## Exercise objective
Extract everything from the first line through the line with "a_fit_y = [0.0003, 0.001865]", both ends included, except for any pictures.

─── Dataset records

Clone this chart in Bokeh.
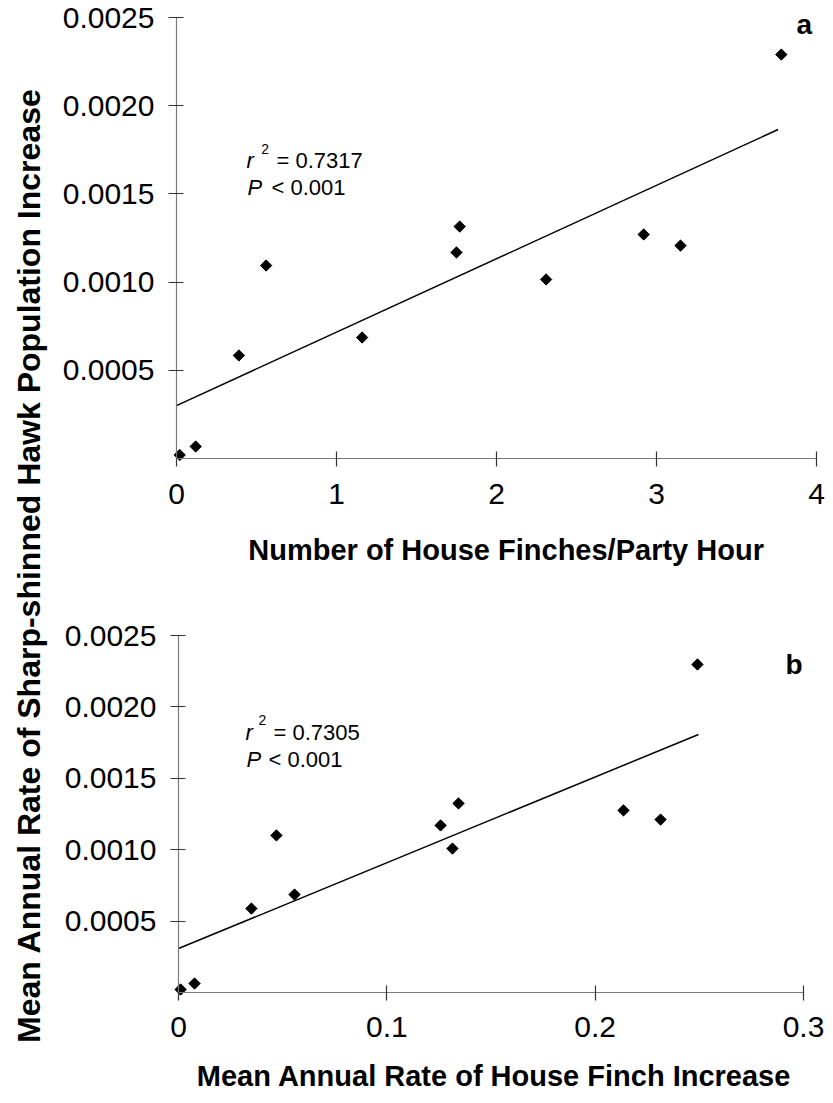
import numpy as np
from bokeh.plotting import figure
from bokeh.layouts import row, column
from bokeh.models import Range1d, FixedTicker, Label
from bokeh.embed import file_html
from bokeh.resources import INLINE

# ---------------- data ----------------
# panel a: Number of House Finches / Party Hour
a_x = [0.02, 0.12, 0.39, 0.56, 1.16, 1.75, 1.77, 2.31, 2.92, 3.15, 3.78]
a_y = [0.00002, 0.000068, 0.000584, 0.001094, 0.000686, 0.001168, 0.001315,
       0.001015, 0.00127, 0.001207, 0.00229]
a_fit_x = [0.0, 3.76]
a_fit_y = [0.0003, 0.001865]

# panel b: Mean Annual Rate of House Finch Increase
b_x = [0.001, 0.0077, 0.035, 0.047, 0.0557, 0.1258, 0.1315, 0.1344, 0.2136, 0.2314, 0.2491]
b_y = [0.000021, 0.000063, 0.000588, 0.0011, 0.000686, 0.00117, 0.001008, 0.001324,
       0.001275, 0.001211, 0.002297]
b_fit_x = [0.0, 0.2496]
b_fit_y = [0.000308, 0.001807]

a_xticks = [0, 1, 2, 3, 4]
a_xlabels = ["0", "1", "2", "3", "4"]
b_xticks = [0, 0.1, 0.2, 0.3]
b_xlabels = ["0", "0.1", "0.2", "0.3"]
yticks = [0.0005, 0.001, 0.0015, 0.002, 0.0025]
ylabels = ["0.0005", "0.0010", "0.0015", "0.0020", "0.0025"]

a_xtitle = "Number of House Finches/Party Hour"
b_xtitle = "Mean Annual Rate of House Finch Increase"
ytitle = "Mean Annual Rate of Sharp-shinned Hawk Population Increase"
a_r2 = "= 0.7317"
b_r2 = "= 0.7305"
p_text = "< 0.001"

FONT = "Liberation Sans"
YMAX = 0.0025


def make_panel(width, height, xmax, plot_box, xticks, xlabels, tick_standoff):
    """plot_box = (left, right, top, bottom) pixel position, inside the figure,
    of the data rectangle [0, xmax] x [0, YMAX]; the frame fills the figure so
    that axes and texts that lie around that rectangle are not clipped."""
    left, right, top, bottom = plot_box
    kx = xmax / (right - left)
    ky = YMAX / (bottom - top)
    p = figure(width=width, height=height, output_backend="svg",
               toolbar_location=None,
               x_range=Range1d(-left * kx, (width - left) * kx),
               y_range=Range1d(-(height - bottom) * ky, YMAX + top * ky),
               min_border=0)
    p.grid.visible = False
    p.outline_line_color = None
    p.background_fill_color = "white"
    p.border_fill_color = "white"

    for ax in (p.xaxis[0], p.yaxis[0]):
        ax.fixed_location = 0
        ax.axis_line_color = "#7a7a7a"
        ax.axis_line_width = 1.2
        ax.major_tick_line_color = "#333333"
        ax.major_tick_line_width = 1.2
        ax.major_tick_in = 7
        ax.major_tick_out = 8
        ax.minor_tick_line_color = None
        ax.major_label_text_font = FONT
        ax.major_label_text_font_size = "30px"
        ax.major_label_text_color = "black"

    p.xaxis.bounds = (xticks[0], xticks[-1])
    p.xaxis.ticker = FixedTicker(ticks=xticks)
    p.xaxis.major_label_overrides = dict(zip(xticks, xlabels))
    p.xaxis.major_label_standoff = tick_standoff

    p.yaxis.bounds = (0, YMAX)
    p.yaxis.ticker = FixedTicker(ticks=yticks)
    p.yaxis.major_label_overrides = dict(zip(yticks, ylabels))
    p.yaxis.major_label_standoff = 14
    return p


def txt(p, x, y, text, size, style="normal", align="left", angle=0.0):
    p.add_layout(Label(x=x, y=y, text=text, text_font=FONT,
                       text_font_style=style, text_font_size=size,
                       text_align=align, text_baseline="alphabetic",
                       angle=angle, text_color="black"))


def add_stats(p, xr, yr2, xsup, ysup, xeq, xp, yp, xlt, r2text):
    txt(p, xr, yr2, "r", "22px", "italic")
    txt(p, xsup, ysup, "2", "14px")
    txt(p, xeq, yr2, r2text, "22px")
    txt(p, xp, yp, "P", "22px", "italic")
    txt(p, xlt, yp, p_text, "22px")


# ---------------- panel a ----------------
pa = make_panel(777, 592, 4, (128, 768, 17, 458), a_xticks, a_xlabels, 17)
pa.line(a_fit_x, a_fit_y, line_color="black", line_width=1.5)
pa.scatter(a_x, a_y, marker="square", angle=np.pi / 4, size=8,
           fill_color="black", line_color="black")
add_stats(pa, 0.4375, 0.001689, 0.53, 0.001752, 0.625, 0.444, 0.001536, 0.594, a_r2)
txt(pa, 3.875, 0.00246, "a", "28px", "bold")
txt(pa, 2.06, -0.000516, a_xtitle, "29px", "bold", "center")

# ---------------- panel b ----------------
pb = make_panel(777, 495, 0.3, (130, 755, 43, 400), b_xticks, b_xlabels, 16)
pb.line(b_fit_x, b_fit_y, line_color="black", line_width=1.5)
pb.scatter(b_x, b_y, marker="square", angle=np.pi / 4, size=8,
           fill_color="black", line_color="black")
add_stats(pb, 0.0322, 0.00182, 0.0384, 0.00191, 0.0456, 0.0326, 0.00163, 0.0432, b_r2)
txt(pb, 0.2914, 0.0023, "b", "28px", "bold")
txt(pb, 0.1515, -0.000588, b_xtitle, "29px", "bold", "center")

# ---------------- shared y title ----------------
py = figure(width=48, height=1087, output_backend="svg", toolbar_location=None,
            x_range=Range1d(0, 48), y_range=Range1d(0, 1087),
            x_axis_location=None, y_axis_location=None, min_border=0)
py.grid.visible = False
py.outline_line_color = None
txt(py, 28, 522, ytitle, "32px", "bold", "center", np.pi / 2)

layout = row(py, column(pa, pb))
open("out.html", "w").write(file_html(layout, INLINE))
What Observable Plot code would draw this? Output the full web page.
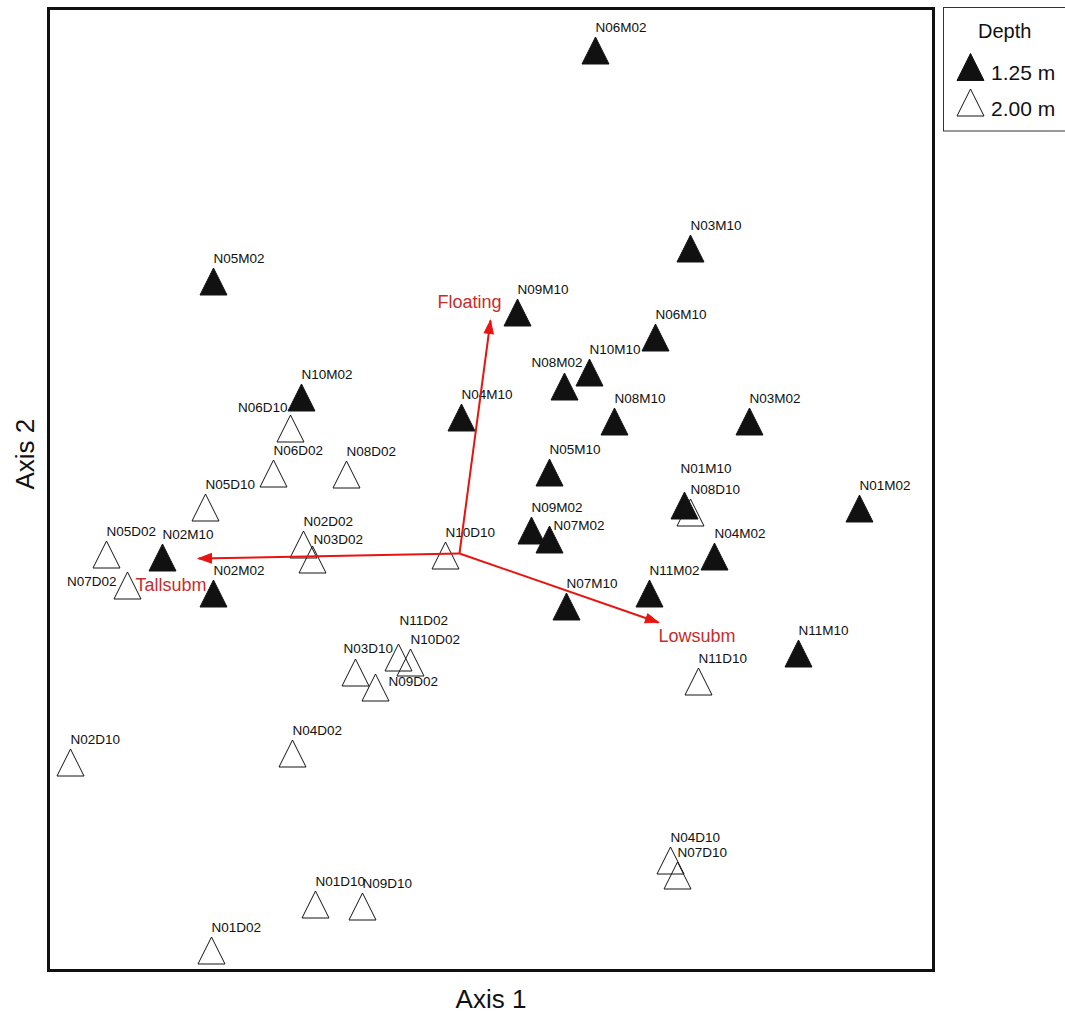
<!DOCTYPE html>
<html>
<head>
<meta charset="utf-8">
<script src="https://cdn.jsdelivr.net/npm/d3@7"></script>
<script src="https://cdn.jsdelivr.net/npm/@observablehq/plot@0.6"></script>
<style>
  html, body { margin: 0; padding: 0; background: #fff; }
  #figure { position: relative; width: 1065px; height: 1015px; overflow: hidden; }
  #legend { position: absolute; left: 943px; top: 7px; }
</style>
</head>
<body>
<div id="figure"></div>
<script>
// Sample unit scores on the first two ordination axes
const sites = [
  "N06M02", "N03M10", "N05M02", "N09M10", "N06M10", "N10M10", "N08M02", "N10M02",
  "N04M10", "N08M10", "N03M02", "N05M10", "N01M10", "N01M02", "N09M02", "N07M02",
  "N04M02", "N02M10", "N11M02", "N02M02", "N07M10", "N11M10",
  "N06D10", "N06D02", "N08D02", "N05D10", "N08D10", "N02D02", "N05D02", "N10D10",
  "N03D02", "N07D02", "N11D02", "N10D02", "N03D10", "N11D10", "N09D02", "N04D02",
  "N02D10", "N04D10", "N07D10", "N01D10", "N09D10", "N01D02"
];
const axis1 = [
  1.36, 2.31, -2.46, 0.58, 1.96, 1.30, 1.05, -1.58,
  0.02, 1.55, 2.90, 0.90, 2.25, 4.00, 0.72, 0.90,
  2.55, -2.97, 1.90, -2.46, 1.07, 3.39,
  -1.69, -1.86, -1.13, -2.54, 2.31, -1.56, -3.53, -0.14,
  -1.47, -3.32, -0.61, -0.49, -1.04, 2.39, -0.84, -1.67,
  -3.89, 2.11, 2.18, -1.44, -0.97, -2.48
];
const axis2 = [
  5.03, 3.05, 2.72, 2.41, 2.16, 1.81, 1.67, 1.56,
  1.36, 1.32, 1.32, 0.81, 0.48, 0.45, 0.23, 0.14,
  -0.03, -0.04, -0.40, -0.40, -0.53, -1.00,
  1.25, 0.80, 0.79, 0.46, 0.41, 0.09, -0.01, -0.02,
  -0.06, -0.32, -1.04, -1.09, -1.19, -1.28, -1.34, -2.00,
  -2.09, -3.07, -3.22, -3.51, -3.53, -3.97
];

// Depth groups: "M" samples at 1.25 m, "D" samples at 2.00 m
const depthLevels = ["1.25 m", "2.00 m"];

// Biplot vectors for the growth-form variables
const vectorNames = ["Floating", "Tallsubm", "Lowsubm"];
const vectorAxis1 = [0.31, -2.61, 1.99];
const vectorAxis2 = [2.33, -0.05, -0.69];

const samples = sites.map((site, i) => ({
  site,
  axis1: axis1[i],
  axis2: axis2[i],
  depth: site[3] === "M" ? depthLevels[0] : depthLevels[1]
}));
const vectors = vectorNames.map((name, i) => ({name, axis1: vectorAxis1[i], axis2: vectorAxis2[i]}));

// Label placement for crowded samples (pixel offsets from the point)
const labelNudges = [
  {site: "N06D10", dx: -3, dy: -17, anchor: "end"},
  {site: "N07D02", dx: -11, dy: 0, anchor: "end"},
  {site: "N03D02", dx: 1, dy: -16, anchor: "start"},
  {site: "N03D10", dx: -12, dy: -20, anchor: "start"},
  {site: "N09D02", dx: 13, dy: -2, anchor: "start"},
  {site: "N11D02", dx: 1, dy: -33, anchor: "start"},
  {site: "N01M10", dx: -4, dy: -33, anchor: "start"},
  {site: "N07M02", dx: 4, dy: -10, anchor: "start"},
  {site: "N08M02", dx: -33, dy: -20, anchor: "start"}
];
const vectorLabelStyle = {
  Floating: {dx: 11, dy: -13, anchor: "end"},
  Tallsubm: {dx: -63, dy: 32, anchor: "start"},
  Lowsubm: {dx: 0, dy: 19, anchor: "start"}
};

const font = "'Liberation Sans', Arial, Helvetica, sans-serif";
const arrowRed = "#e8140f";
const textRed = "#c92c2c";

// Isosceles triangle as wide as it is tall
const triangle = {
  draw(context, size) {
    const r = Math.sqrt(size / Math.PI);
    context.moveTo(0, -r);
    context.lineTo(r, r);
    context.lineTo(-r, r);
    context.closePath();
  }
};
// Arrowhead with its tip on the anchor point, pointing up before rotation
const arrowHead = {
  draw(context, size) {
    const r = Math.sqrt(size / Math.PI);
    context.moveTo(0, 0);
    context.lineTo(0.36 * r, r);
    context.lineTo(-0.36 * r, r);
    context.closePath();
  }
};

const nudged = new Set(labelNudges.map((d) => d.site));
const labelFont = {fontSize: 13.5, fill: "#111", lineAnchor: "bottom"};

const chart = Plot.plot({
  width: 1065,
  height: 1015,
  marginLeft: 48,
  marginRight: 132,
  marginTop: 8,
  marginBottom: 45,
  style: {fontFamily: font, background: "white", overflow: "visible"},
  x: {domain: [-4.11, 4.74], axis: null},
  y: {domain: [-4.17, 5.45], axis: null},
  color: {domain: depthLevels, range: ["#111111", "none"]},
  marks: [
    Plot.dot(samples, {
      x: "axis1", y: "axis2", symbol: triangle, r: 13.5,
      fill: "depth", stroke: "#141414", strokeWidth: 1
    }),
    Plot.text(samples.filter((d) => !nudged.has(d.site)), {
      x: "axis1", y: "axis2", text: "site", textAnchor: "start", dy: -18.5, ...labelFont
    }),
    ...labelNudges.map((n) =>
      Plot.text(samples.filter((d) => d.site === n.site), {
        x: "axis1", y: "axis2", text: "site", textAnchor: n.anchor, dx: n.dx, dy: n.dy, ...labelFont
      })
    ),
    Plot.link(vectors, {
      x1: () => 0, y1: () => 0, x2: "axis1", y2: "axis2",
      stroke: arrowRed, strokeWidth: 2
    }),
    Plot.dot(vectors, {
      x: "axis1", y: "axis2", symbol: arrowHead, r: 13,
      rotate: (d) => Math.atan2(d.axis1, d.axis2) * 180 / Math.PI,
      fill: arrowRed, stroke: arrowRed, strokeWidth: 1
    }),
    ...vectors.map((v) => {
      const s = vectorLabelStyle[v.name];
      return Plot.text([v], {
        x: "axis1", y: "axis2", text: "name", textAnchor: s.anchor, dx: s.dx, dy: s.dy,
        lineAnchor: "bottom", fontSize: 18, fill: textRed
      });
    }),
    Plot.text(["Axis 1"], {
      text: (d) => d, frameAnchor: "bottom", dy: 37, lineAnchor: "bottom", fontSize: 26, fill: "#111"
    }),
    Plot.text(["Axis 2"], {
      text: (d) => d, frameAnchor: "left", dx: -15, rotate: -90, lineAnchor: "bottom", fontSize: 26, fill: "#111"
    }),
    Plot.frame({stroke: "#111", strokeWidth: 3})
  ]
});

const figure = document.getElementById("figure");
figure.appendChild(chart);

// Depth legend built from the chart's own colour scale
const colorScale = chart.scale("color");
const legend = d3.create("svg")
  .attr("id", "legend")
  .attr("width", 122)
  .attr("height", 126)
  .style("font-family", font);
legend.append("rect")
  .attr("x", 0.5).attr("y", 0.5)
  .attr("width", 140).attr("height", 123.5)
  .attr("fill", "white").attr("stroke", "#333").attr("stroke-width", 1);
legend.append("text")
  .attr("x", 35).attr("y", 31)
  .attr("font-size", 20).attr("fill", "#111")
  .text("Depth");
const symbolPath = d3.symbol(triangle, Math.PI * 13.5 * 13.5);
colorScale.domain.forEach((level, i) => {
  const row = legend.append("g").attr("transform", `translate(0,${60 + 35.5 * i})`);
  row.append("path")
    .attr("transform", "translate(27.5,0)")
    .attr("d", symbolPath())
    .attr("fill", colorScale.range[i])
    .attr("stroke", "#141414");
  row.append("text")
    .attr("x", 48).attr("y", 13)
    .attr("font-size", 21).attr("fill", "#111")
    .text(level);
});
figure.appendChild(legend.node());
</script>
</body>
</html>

──────

## The completed task
Clone this chart in Bokeh.
import numpy as np
from bokeh.plotting import figure
from bokeh.layouts import row, column
from bokeh.models import Range1d, FixedTicker, Label
from bokeh.embed import file_html
from bokeh.resources import INLINE

# ---------------- data ----------------
# panel a: Number of House Finches / Party Hour
a_x = [0.02, 0.12, 0.39, 0.56, 1.16, 1.75, 1.77, 2.31, 2.92, 3.15, 3.78]
a_y = [0.00002, 0.000068, 0.000584, 0.001094, 0.000686, 0.001168, 0.001315,
       0.001015, 0.00127, 0.001207, 0.00229]
a_fit_x = [0.0, 3.76]
a_fit_y = [0.0003, 0.001865]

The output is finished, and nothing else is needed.